De su padre, Marta Elisa recuerda que siempre le hacía ver las limitaciones y le advertía que nunca podría encontrar un hombre que la quisiera, porque éstos siempre quieren a su lado alguien que los atienda. “Yo tengo un defecto físico: me falta un brazo. Aquí me ofrecieron prótesis, pero nunca quise”—comenta—. Aquel no fue un impedimento para continuar ofreciendo sus servicios de belleza y costura. En la primera semana de trabajo ganó $4.50 la hora. Allí trabajó por 11 años, alcanzando mejor paga y prestaciones.

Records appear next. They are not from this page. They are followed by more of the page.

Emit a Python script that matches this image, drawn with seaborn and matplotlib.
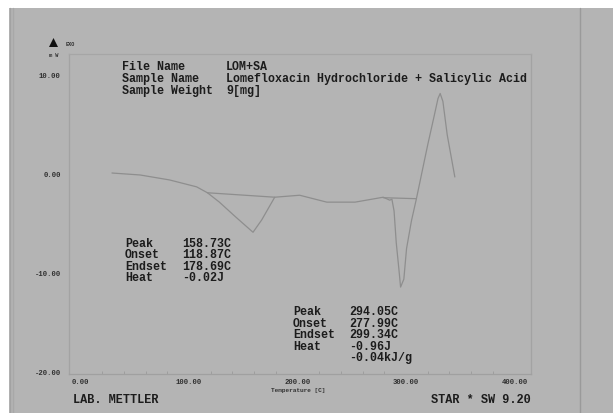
import matplotlib
matplotlib.use("Agg")
import matplotlib.pyplot as plt
import matplotlib.lines as mlines
import matplotlib.patches as mpatches
import seaborn as sns
import pandas as pd

# DSC trace: temperature [C] vs heat flow [mW]
temperature = [29, 55, 82, 107, 117, 128, 142, 159, 167, 179, 202, 227, 253,
               279, 285, 287, 289, 291, 293.5, 295, 298, 300.5, 305, 309.5,
               320, 325.5, 329.5, 331.5, 334, 338, 345]
heat_flow = [0.05, -0.15, -0.65, -1.35, -1.95, -2.9, -4.3, -5.95, -4.7, -2.4,
             -2.2, -2.9, -2.9, -2.4, -2.7, -2.6, -3.8, -7.0, -9.75, -11.5,
             -10.7, -7.6, -4.8, -2.6, 2.9, 5.6, 7.6, 8.1, 7.3, 3.9, -0.35]

# integration baselines of the two evaluated peaks
baseline1_t = [117, 179]
baseline1_y = [-1.95, -2.4]
baseline2_t = [279, 309.5]
baseline2_y = [-2.45, -2.55]

x_ticks = [0, 100, 200, 300, 400]
y_ticks = [10, 0, -10, -20]

header_keys = ["File Name", "Sample Name", "Sample Weight"]
header_vals = ["LOM+SA", "Lomefloxacin Hydrochloride + Salicylic Acid", "9[mg]"]

peak1_keys = ["Peak", "Onset", "Endset", "Heat"]
peak1_vals = ["158.73C", "118.87C", "178.69C", "-0.02J"]
peak2_keys = ["Peak", "Onset", "Endset", "Heat", ""]
peak2_vals = ["294.05C", "277.99C", "299.34C", "-0.96J", "-0.04kJ/g"]

BG = "#b4b4b4"
INK = "#1c1c1c"
CURVE = "#8e8e8e"
MONO = "Liberation Mono"

sns.set_theme(style="white")
plt.rcParams["font.family"] = [MONO, "DejaVu Sans Mono"]

W, H = 613, 414
fig = plt.figure(figsize=(W / 100, H / 100), dpi=100, facecolor="white")


def fx(px):
    return px / W


def fy(py):
    return 1 - py / H


# grey page with its left double rule and right rule
fig.patches.append(mpatches.Rectangle((fx(9), 0), 1 - fx(9), fy(9),
                                      transform=fig.transFigure,
                                      facecolor=BG, edgecolor="none", zorder=-2))
for px, col in [(10, "#a2a2a2"), (13, "#a8a8a8"), (580, "#9a9a9a")]:
    fig.lines.append(mlines.Line2D([fx(px), fx(px)], [0, fy(9)],
                                   transform=fig.transFigure,
                                   color=col, lw=1.0, zorder=-1))

ax = fig.add_axes([fx(69), fy(375), fx(531) - fx(69), fy(55) - fy(375)])
ax.set_facecolor(BG)

df = pd.DataFrame({"Temperature": temperature, "HeatFlow": heat_flow})
sns.lineplot(data=df, x="Temperature", y="HeatFlow", sort=False,
             color=CURVE, lw=0.9, ax=ax)
sns.lineplot(x=baseline1_t, y=baseline1_y, color=CURVE, lw=0.9, ax=ax)
sns.lineplot(x=baseline2_t, y=baseline2_y, color=CURVE, lw=0.9, ax=ax)

ax.set_xlim(-10.6, 415.2)
ax.set_ylim(-20.3, 12.1)
ax.set_xlabel("")
ax.set_ylabel("")

ax.set_xticks(x_ticks)
ax.set_xticklabels([f"{v:.2f}" for v in x_ticks])
ax.set_xticks(list(range(20, 400, 20)), minor=True)
ax.set_yticks(y_ticks)
ax.set_yticklabels([f"{v:.2f}" for v in y_ticks])
ax.tick_params(axis="x", which="major", length=2, width=0.6, color="#9a9a9a",
               direction="in", pad=3, labelsize=5.2, labelcolor="#303030")
ax.tick_params(axis="x", which="minor", length=2, width=0.6, color="#9a9a9a",
               direction="in", bottom=True)
ax.tick_params(axis="y", length=0, pad=6, labelsize=5.2, labelcolor="#303030")
for lab in ax.get_xticklabels() + ax.get_yticklabels():
    lab.set_fontweight("bold")

for side, col in [("left", "#a3a3a3"), ("right", "#a3a3a3"),
                  ("top", "#a6a6a6"), ("bottom", "#a0a0a0")]:
    ax.spines[side].set_visible(True)
    ax.spines[side].set_color(col)
    ax.spines[side].set_linewidth(0.9)


def block(keys, vals, x_key, x_val, y0, dy):
    for i, (k, v) in enumerate(zip(keys, vals)):
        y = y0 + i * dy
        if k:
            fig.text(fx(x_key), fy(y), k, ha="left", va="center",
                     fontsize=8.4, fontweight="bold", color=INK)
        fig.text(fx(x_val), fy(y), v, ha="left", va="center",
                 fontsize=8.4, fontweight="bold", color=INK)


block(header_keys, header_vals, 122, 226, 66.5, 12.3)
block(peak1_keys, peak1_vals, 125, 182, 244, 11.3)
block(peak2_keys, peak2_vals, 293, 349, 312.3, 11.4)

fig.text(fx(298), fy(391), "Temperature [C]", ha="center", va="center",
         fontsize=4.4, fontweight="bold", color="#303030")
fig.text(fx(73), fy(400), "LAB. METTLER", ha="left", va="center",
         fontsize=8.6, fontweight="bold", color=INK)
fig.text(fx(531), fy(400), "STAR * SW 9.20", ha="right", va="center",
         fontsize=8.6, fontweight="bold", color=INK)

# exothermic direction marker
fig.patches.append(mpatches.Polygon(
    [(fx(49), fy(48)), (fx(58), fy(48)), (fx(53.5), fy(39))],
    closed=True, transform=fig.transFigure, facecolor="#111111",
    edgecolor="none", zorder=3))
fig.text(fx(66), fy(44), "EXO", ha="left", va="center", fontsize=3.8,
         fontweight="bold", color="#303030")
fig.text(fx(53.5), fy(56), "m W", ha="center", va="center", fontsize=3.8,
         fontweight="bold", color="#303030")

fig.savefig("out.png", dpi=100, facecolor="white")
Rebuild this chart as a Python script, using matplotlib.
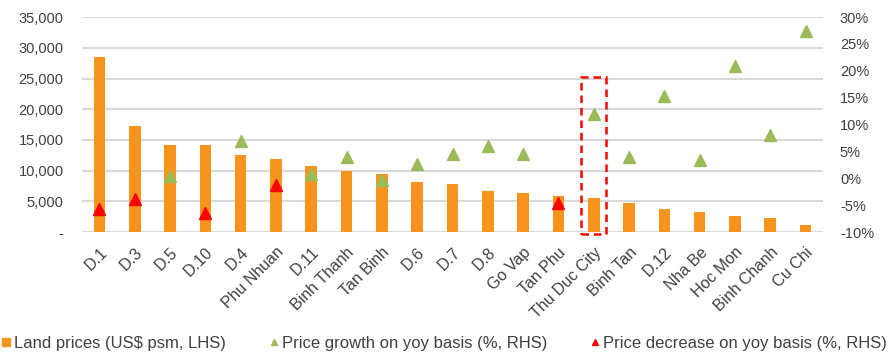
import matplotlib.pyplot as plt
import numpy as np
from matplotlib.lines import Line2D
from matplotlib.patches import Rectangle
from matplotlib.ticker import FuncFormatter

DISTRICTS = [
    "D.1", "D.3", "D.5", "D.10", "D.4", "Phu Nhuan", "D.11", "Binh Thanh",
    "Tan Binh", "D.6", "D.7", "D.8", "Go Vap", "Tan Phu", "Thu Duc City",
    "Binh Tan", "D.12", "Nha Be", "Hoc Mon", "Binh Chanh", "Cu Chi",
]
LAND_PRICE = [
    28500, 17300, 14100, 14100, 12500, 11900, 10700, 9900,
    9500, 8100, 7900, 6750, 6350, 5950, 5500,
    4750, 3700, 3300, 2700, 2350, 1100,
]
YOY_GROWTH = [
    -5.7, -3.8, 0.5, -6.5, 6.9, -1.3, 0.8, 4.0,
    -0.3, 2.6, 4.6, 6.0, 4.6, -4.6, 12.0,
    4.0, 15.4, 3.5, 20.9, 8.1, 27.4,
]
HIGHLIGHT = "Thu Duc City"

ORANGE = "#F7941D"
GREEN = "#9BBB59"
RED = "#FF0000"
TEXT = "#404040"
GRID = "#D9D9D9"

plt.rcParams["font.family"] = ["Liberation Sans", "DejaVu Sans"]

fig = plt.figure(figsize=(8.89, 3.56), dpi=100)
ax = fig.add_axes([0.092, 0.348, 0.834, 0.604])
ax2 = ax.twinx()

x = np.arange(len(DISTRICTS))
growth = np.array(YOY_GROWTH)
ax.bar(x, LAND_PRICE, width=0.33, color=ORANGE, zorder=2)

up = growth >= -0.5
ax2.plot(x[up], growth[up], linestyle="none", marker="^", ms=8.5,
         color=GREEN, zorder=3)
ax2.plot(x[~up], growth[~up], linestyle="none", marker="^", ms=8.5,
         color=RED, zorder=3)

ax.set_xlim(-0.5, len(DISTRICTS) - 0.5)
ax.set_ylim(0, 35000)
ax.set_yticks(np.arange(0, 35001, 5000))
ax.yaxis.set_major_formatter(FuncFormatter(lambda v, p: "-" if v == 0 else f"{v:,.0f}"))
ax2.set_ylim(-10, 30)
ax2.set_yticks(np.arange(-10, 31, 5))
ax2.yaxis.set_major_formatter(FuncFormatter(lambda v, p: f"{v:.0f}%"))

ax.grid(axis="y", color=GRID, linewidth=1.5, zorder=0)
ax.set_axisbelow(True)
for a in (ax, ax2):
    for s in a.spines.values():
        s.set_visible(False)
    a.tick_params(length=0, labelsize=10.5, labelcolor=TEXT)
ax.tick_params(axis="y", pad=13)
ax2.tick_params(axis="y", pad=12)

ax.set_xticks(x)
ax.set_xticklabels(DISTRICTS, rotation=45, ha="right", rotation_mode="anchor")
ax.tick_params(axis="x", pad=9, labelsize=11.5)

# dashed highlight box
i = DISTRICTS.index(HIGHLIGHT)
box = Rectangle((i - 0.36, -330), 0.72, 25650, fill=False, edgecolor=RED,
                linestyle=(0, (3, 2)), linewidth=1.8, clip_on=False, zorder=4)
ax.add_patch(box)

handles = [
    Line2D([], [], linestyle="none", marker="s", ms=6, color=ORANGE,
           label="Land prices (US$ psm, LHS)"),
    Line2D([], [], linestyle="none", marker="^", ms=4.5, color=GREEN,
           label="Price growth on yoy basis (%, RHS)"),
    Line2D([], [], linestyle="none", marker="^", ms=4.5, color=RED,
           label="Price decrease on yoy basis (%, RHS)"),
]
leg = fig.legend(handles=handles, loc="lower center", bbox_to_anchor=(0.5, -0.028),
                 ncol=3, frameon=False, fontsize=12, handlelength=0.5,
                 handletextpad=0.25, columnspacing=2.6)
for t in leg.get_texts():
    t.set_color(TEXT)

fig.savefig("out.png", dpi=100)
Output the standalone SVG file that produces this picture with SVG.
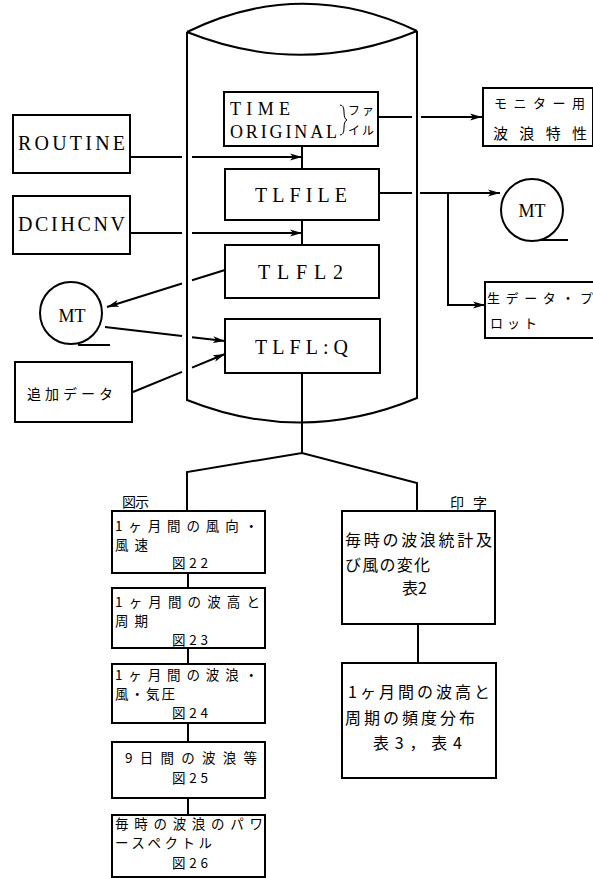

Dejar el terruño no ha sido fácil, pero a esto Marta Elisa le pone buena cara. Le fascina cocinar comida tradicional hondureña, como las tortillas, sopa de jaiba o de caracol y tamales, aunque de la receta original de la masa de estos últimos suprime el arroz, y terminan siendo más al estilo salvadoreño, con carne, “recaíto”, garbanzos y chícharos.

Ana Lilian, la tercera hija de doña Raquel Coreas —la matriarca, de 87 años—, sin haber cumplido la mayoría de edad fue la pionera en emigrar. Su sueño de ser maestra fue truncado por la guerra entre El Salvador y Honduras. Haciendo malabares legales y económicos logró llegar a Nueva York; y junto a dos primas —como decenas de inmigrantes hispanos— logró ubicarse pronto en las factorías textiles de Manhattan y vivir en Long Island (Levittown).

En 1981 logró traer a su madre. Compraron una casa familiar en 1983; y para 1985 su hermano Víctor, su esposa Marta Elisa y sus tres hijos fueron los últimos en emigrar.

La familia entera se adaptó, creció y prosperó. Una reunión familiar fácilmente puede llegar a las 50 personas; una suerte de “naciones unidas” donde hay hondureños, salvadoreños, guatemaltecos, nicaragüenses, estadounidenses, dominicanos, brasileros, mexicanos, peruanos y hasta europeos.

Sus raíces se han extendido desde Brentwood y Bay Shore, hasta Queens, Central Islip, Manhattan, y en otros estados como New Jersey, Georgia y Texas.